Ave verum corpus (Hail, true body), (K. 618), is a motet in D major composed by Wolfgang Amadeus Mozart in 1791. It is a setting of the Latin hymn Ave verum corpus. Mozart wrote it for Anton Stoll, a friend who was the church musician of St. Stephan in Baden bei Wien. The motet was composed for the feast of Corpus Christi; the autograph is dated 17 June 1791. It is scored for SATB choir, string instruments and organ.

History 

Mozart composed the motet in 1791 in the middle of writing his opera Die Zauberflöte. He wrote it while visiting his wife Constanze, who was pregnant with their sixth child and staying in the spa Baden bei Wien. Mozart set the 14th century Eucharistic hymn in Latin "Ave verum corpus". He wrote the motet for Anton Stoll, a friend of his . Stoll was the musical director of the parish St. Stephan, Baden. The setting was composed to celebrate the feast of Corpus Christi; the autograph is dated 17 June 1791. (The Feast of Corpus Christi falls on the Thursday following Trinity Sunday, and in 1791 was observed on June 23.) The composition is only forty-six bars long and is scored for SATB choir, string instruments, and organ. Mozart's manuscript contains minimal directions, with only a single sotto voce marking at the beginning.

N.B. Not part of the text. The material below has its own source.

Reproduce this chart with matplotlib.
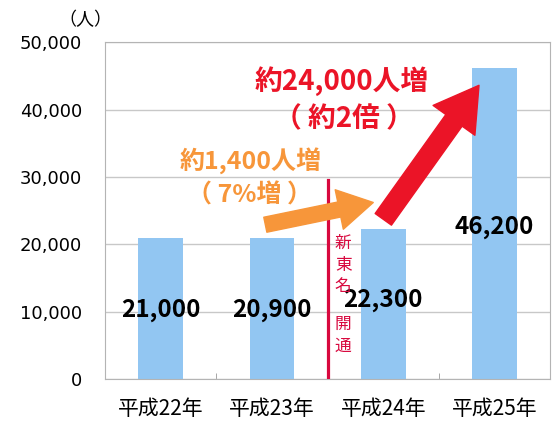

The motet was composed less than six months before Mozart's death. It foreshadows "aspects of the Requiem such as declamatory gesture, textures, and integration of forward- and backward-looking stylistic elements". While the Requiem is a dramatic composition, the motet expresses the Eucharistic thoughts with simple means, suited for the church choir in a small town.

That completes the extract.